EXERCISE REQUIREMENTS: Could you repeat the records below exactly, leaving out any pictures?

DATASET EXTRACT:
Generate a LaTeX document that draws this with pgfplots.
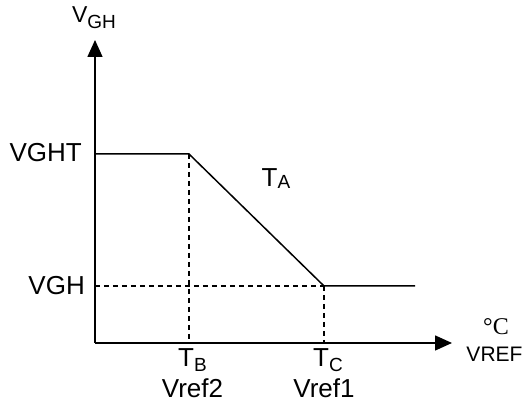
\documentclass[border=0pt]{standalone}
\usepackage{fontspec}
\setmainfont{Liberation Sans}
\newfontfamily\serifC{Liberation Serif}
\usepackage{pgfplots}
\pgfplotsset{compat=1.18}
\usetikzlibrary{arrows.meta}
\newcommand{\bigf}{\fontsize{26}{28}\selectfont}
\newcommand{\sub}[2][5pt]{\raisebox{-#1}{\fontsize{19}{20}\selectfont #2}}
\begin{document}
\begin{tikzpicture}
\useasboundingbox (-95pt,-60pt) rectangle (430pt,343pt);
\begin{axis}[
  at={(0pt,0pt)}, anchor=south west,
  scale only axis, width=357pt, height=303pt,
  xmin=0, xmax=357, ymin=0, ymax=303,
  axis lines*=left,
  axis line style={line width=1.5pt, -{Triangle[length=17pt,width=15pt]}},
  xtick=\empty, ytick=\empty,
  clip=false,
]
\addplot[black, line width=1.5pt] coordinates {(0,189) (94,189) (229,57) (320,57)};
\addplot[black, line width=1.3pt, dash pattern=on 5pt off 4pt] coordinates {(94,189) (94,0)};
\addplot[black, line width=1.3pt, dash pattern=on 5pt off 4pt] coordinates {(229,57) (229,0)};
\addplot[black, line width=1.3pt, dash pattern=on 5pt off 4pt] coordinates {(0,57) (229,57)};
\node[anchor=base east, inner sep=0] at (axis cs:-13,181) {\bigf VGHT};
\node[anchor=base east, inner sep=0] at (axis cs:-10,48) {\bigf VGH};
\node[anchor=base, inner sep=0] at (axis cs:-1,320) {\fontsize{23}{24}\selectfont V\sub[6pt]{GH}};
\node[anchor=base, inner sep=0] at (axis cs:181,156) {\bigf T\sub[2pt]{A}};
\node[anchor=base, inner sep=0] at (axis cs:97.5,-24) {\bigf T\sub{B}};
\node[anchor=base, inner sep=0] at (axis cs:97.5,-55) {\bigf Vref2};
\node[anchor=base, inner sep=0] at (axis cs:233,-24) {\bigf T\sub{C}};
\node[anchor=base, inner sep=0] at (axis cs:229,-55) {\bigf Vref1};
\node[anchor=base, inner sep=0] at (axis cs:401,8) {\serifC\fontsize{24}{26}\selectfont °C};
\node[anchor=base, inner sep=0] at (axis cs:399.5,-19) {\fontsize{21}{24}\selectfont VREF};
\end{axis}
\end{tikzpicture}
\end{document}
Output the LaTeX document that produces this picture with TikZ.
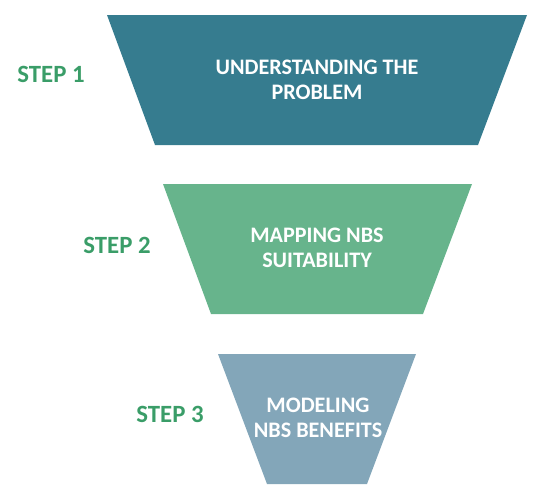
\documentclass[tikz,border=0pt]{standalone}
\usepackage{fontspec}
\setmainfont{Carlito}
\usetikzlibrary{positioning}
\definecolor{funnelA}{HTML}{367C8F}
\definecolor{funnelB}{HTML}{67B48C}
\definecolor{funnelC}{HTML}{83A6B9}
\definecolor{stepgreen}{HTML}{3A9D68}

\begin{document}
\begin{tikzpicture}[
    x=0.75pt, y=-0.75pt,
    txt/.style={text=white, align=center, font=\bfseries\fontsize{16.6}{19}\selectfont, inner sep=0pt},
    stplbl/.style={text=stepgreen, font=\bfseries\fontsize{18.6}{22}\selectfont, inner sep=0pt}
]
\useasboundingbox (0,0) rectangle (547,504);

% funnel levels
\fill[funnelA] (107,15) -- (527,15) -- (478,145) -- (155,145) -- cycle;
\fill[funnelB] (163,184) -- (472,184) -- (423,314) -- (211,314) -- cycle;
\fill[funnelC] (218,354) -- (416,354) -- (367,484) -- (267,484) -- cycle;

\node[txt] (und) at (317,80) {UNDERSTANDING THE\\PROBLEM};
\node[txt] (map) at (317,248) {MAPPING NBS\\SUITABILITY};
\node[txt] (mod) at (318,418) {MODELING\\NBS BENEFITS};

% step labels
\node[stplbl] (s1) at (51,74) {STEP 1};
\node[stplbl] (s2) at (117,245) {STEP 2};
\node[stplbl] (s3) at (170,414) {STEP 3};
\end{tikzpicture}
\end{document}
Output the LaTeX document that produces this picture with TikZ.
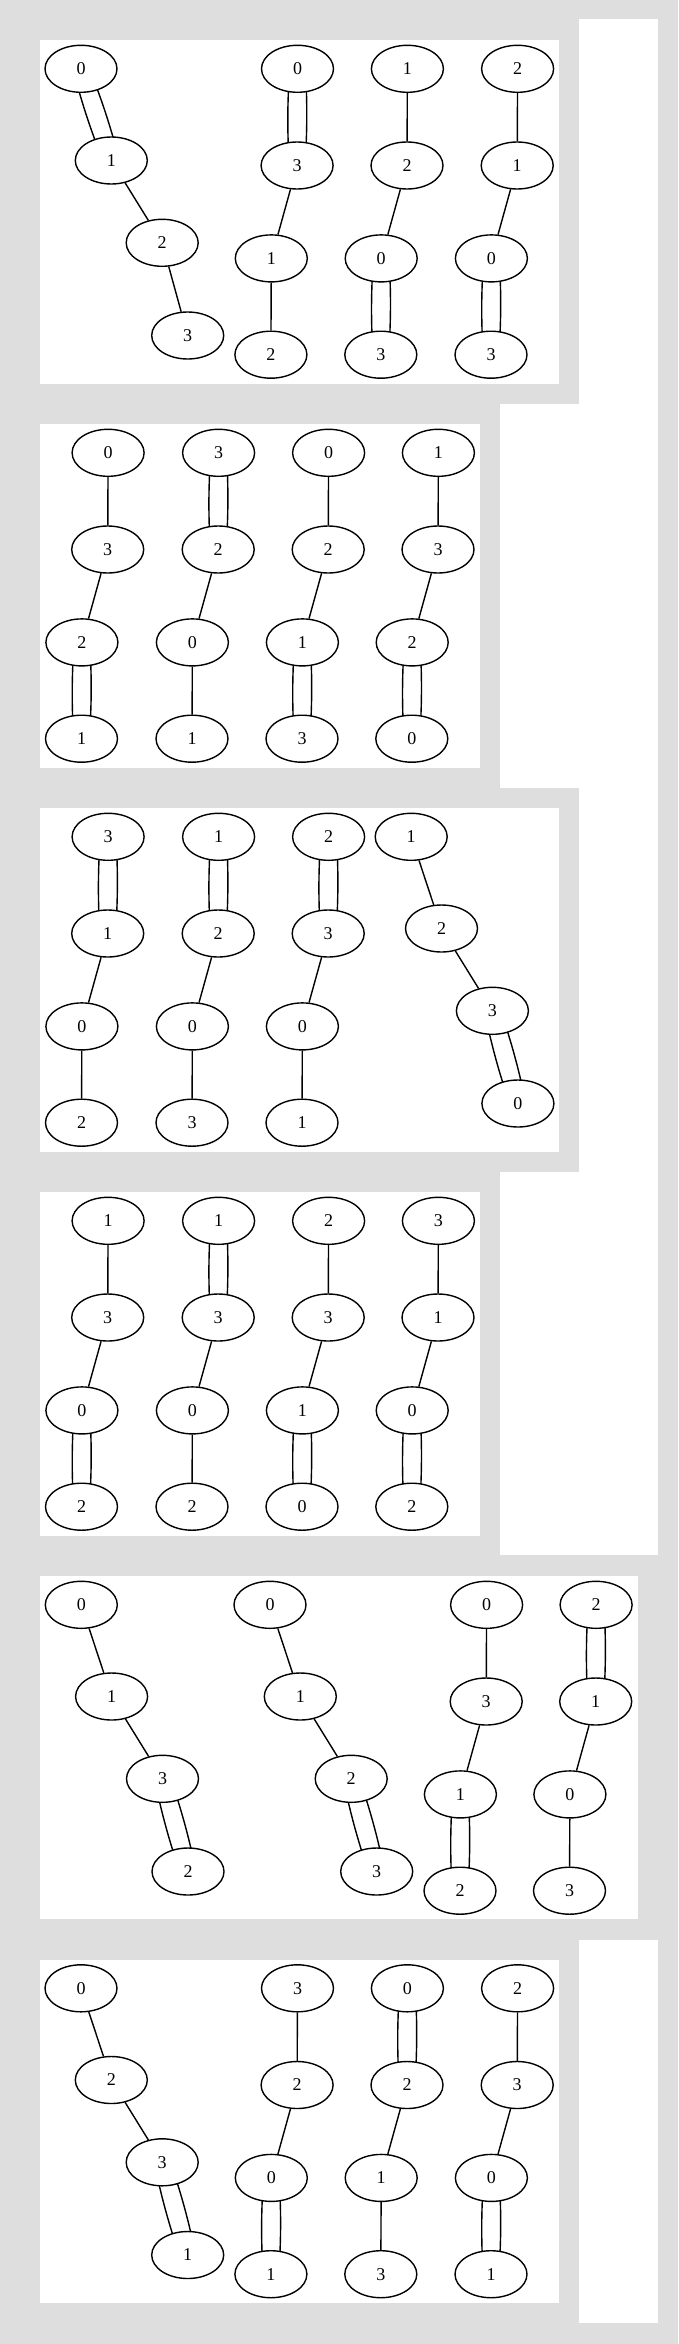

SOLUTION TO THIS PROBLEM:
Generate a LaTeX document that draws this with pgfplots.
\documentclass[border=0pt]{standalone}
\usepackage{fontspec}
\setmainfont{Liberation Sans}
\newfontfamily\serifC{Liberation Serif}
\usepackage{pgfplots}
\pgfplotsset{compat=1.18}
\usetikzlibrary{arrows.meta}
\newcommand{\bigf}{\fontsize{26}{28}\selectfont}
\newcommand{\sub}[2][5pt]{\raisebox{-#1}{\fontsize{19}{20}\selectfont #2}}
\begin{document}
\begin{tikzpicture}
\useasboundingbox (-95pt,-60pt) rectangle (430pt,343pt);
\begin{axis}[
  at={(0pt,0pt)}, anchor=south west,
  scale only axis, width=357pt, height=303pt,
  xmin=0, xmax=357, ymin=0, ymax=303,
  axis lines*=left,
  axis line style={line width=1.5pt, -{Triangle[length=17pt,width=15pt]}},
  xtick=\empty, ytick=\empty,
  clip=false,
]
\addplot[black, line width=1.5pt] coordinates {(0,189) (94,189) (229,57) (320,57)};
\addplot[black, line width=1.3pt, dash pattern=on 5pt off 4pt] coordinates {(94,189) (94,0)};
\addplot[black, line width=1.3pt, dash pattern=on 5pt off 4pt] coordinates {(229,57) (229,0)};
\addplot[black, line width=1.3pt, dash pattern=on 5pt off 4pt] coordinates {(0,57) (229,57)};
\node[anchor=base east, inner sep=0] at (axis cs:-13,181) {\bigf VGHT};
\node[anchor=base east, inner sep=0] at (axis cs:-10,48) {\bigf VGH};
\node[anchor=base, inner sep=0] at (axis cs:-1,320) {\fontsize{23}{24}\selectfont V\sub[6pt]{GH}};
\node[anchor=base, inner sep=0] at (axis cs:181,156) {\bigf T\sub[2pt]{A}};
\node[anchor=base, inner sep=0] at (axis cs:97.5,-24) {\bigf T\sub{B}};
\node[anchor=base, inner sep=0] at (axis cs:97.5,-55) {\bigf Vref2};
\node[anchor=base, inner sep=0] at (axis cs:233,-24) {\bigf T\sub{C}};
\node[anchor=base, inner sep=0] at (axis cs:229,-55) {\bigf Vref1};
\node[anchor=base, inner sep=0] at (axis cs:401,8) {\serifC\fontsize{24}{26}\selectfont °C};
\node[anchor=base, inner sep=0] at (axis cs:399.5,-19) {\fontsize{21}{24}\selectfont VREF};
\end{axis}
\end{tikzpicture}
\end{document}
Output the LaTeX document that produces this picture with TikZ.
\documentclass[tikz,border=0pt]{standalone}
\usepackage{fontspec}
\setmainfont{Carlito}
\usetikzlibrary{positioning}
\definecolor{funnelA}{HTML}{367C8F}
\definecolor{funnelB}{HTML}{67B48C}
\definecolor{funnelC}{HTML}{83A6B9}
\definecolor{stepgreen}{HTML}{3A9D68}

\begin{document}
\begin{tikzpicture}[
    x=0.75pt, y=-0.75pt,
    txt/.style={text=white, align=center, font=\bfseries\fontsize{16.6}{19}\selectfont, inner sep=0pt},
    stplbl/.style={text=stepgreen, font=\bfseries\fontsize{18.6}{22}\selectfont, inner sep=0pt}
]
\useasboundingbox (0,0) rectangle (547,504);

% funnel levels
\fill[funnelA] (107,15) -- (527,15) -- (478,145) -- (155,145) -- cycle;
\fill[funnelB] (163,184) -- (472,184) -- (423,314) -- (211,314) -- cycle;
\fill[funnelC] (218,354) -- (416,354) -- (367,484) -- (267,484) -- cycle;

\node[txt] (und) at (317,80) {UNDERSTANDING THE\\PROBLEM};
\node[txt] (map) at (317,248) {MAPPING NBS\\SUITABILITY};
\node[txt] (mod) at (318,418) {MODELING\\NBS BENEFITS};

% step labels
\node[stplbl] (s1) at (51,74) {STEP 1};
\node[stplbl] (s2) at (117,245) {STEP 2};
\node[stplbl] (s3) at (170,414) {STEP 3};
\end{tikzpicture}
\end{document}
Output the LaTeX document that produces this picture with TikZ.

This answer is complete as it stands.